Last month Rafael Moneo, 80, was the inaugural recipient of the Soane Medal. The architect of the National Museum of Roman Art in Merida and the extension to the Prado Museum considers the death of modernism and architects in a more humble role

How do you feel about receiving the Soane Museum’s very first Soane Medal?

I was unaware of the estimation with which Sir John Soane was still held in by British architects so to receive the inaugural Medal and to be considered part of his lineage is a true honour.

Do you see any parallels in your achievements with the work of Soane himself?

I wouldn’t dare to assume that I shared the same psychological characteristics as Soane, but I know that he lived for architecture with a committed passion, and I’d hope that I share something of that trait.
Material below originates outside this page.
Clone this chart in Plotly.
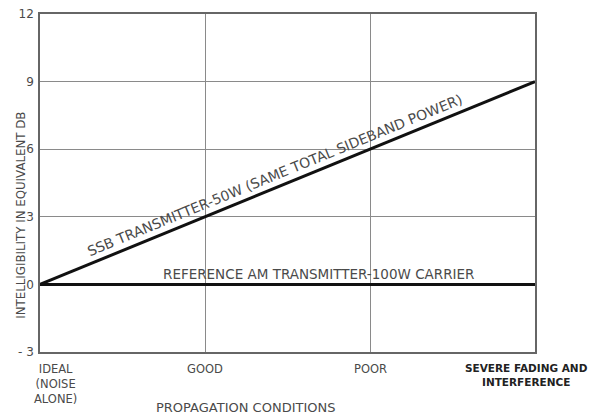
import plotly.graph_objects as go

conditions = ["IDEAL<br>(NOISE<br>ALONE)", "GOOD", "POOR", "SEVERE FADING AND<br>INTERFERENCE"]
ssb_db = [0, 3, 6, 9]
am_ref_db = [0, 0, 0, 0]
y_ticks = [-3, 0, 3, 6, 9, 12]
y_tick_text = ["- 3", "0", "3", "6", "9", "12"]

xi = list(range(len(conditions)))
FONT = "DejaVu Sans"
GREY = "#4a4a4a"

fig = go.Figure()
fig.add_trace(go.Scatter(x=xi, y=ssb_db, mode="lines",
                         line=dict(color="#111111", width=3), showlegend=False))
fig.add_trace(go.Scatter(x=xi, y=am_ref_db, mode="lines",
                         line=dict(color="#111111", width=3), showlegend=False))

fig.update_layout(
    width=591, height=415,
    margin=dict(l=40, r=56, t=14, b=63),
    paper_bgcolor="white", plot_bgcolor="white",
    font=dict(family=FONT, color=GREY, size=11),
    xaxis=dict(range=[0, 3], tickvals=xi, showticklabels=False, automargin=False,
               showgrid=True, gridcolor="#8a8a8a", gridwidth=1,
               showline=True, linecolor="#666666", linewidth=1.5, mirror=True,
               zeroline=False, ticks=""),
    yaxis=dict(range=[-3, 12], tickvals=y_ticks, ticktext=y_tick_text, automargin=False,
               showgrid=True, gridcolor="#8a8a8a", gridwidth=1,
               showline=True, linecolor="#666666", linewidth=1.5, mirror=True,
               zeroline=False, ticks="", ticklabelstandoff=2,
               tickfont=dict(size=12, color=GREY)),
)

# x category labels
last = len(conditions) - 1
for i, lab in enumerate(conditions):
    if i == last:
        fig.add_annotation(x=i, y=0, xref="x", yref="paper", yanchor="top",
                           xanchor="right", xshift=55, yshift=-8,
                           text="<b>" + lab.replace("<br>", "</b><br><b>") + "</b>",
                           showarrow=False, align="center",
                           font=dict(size=10.5, color="#222222", family=FONT))
    else:
        fig.add_annotation(x=i, y=0, xref="x", yref="paper", yanchor="top",
                           text=lab, showarrow=False, yshift=-8,
                           xshift=15 if i == 0 else 0, align="center",
                           font=dict(size=11.5, color=GREY, family=FONT))

# axis titles
fig.add_annotation(x=0.415, y=0, xref="paper", yref="paper", yanchor="top",
                   yshift=-46, text="PROPAGATION CONDITIONS", showarrow=False,
                   font=dict(size=13, color=GREY))
fig.add_annotation(x=0, y=0.465, xref="paper", yref="paper", xshift=-28, yshift=-21,
                   yanchor="middle", textangle=-90,
                   text="INTELLIGIBILITY IN EQUIVALENT DB",
                   showarrow=False, font=dict(size=11.8, color=GREY))

# line labels
fig.add_annotation(x=1.45, y=1.45 * 3, xref="x", yref="y", textangle=-22.3,
                   text="SSB TRANSMITTER-50W (SAME TOTAL SIDEBAND POWER)",
                   showarrow=False, xshift=-4, yshift=11,
                   font=dict(size=14, color=GREY))
fig.add_annotation(x=1.685, y=0, xref="x", yref="y",
                   text="REFERENCE AM TRANSMITTER-100W CARRIER",
                   showarrow=False, yshift=10,
                   font=dict(size=13.5, color=GREY))

fig.write_html("out.html", config={"displayModeBar": False},
               post_script="document.body.style.margin='0';document.body.style.overflow='hidden';")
I can understand the fact that Rome was a determinant factor in his life, and the powerful influence in his life of great teachers; in Soane’s case George Dance and for me it has been Jørn Utzon. The methods by which Soane experimented with light in his buildings, particularly at Dulwich, paved the way for the modern museum environment.

In your Soane lecture you seemed to deliver a eulogy to modernism but not say what might replace it?

I think it’s very hard to say what that is; what I do believe is that the most recent architectural language does not seem to be dictated by chronology or narratives. What I was saying is that architectural history still seems to use the concept of modernism as a pivot point in contemporary discourse but I actually think that it, and its references, are no longer relevant. We need a new way of looking at history.

Do critics need to help define the new context of architecture? Can’t architects do that?

Not on their own – they are too immersed in the subject to be able to analyse it objectively. That’s why critics, along with social commentators and historians, need to help move the discussion forward; to understand the criteria that are informing the development of architectural language and form. We need to think of architecture in less formal and more  reflective terms.

How do you feel your own oeuvre has contributed to the discussion?

I suppose that in my own career and life I’ve resisted egotistically seeing the idea of the building as an isolated object; that everything I’ve done tries to relate the design to a broader social or urban context. We should pay respect to the implicit forms that have been part of urban growth; to understand that buildings are not the product of working in isolation but a co-dependent relationship with the city itself.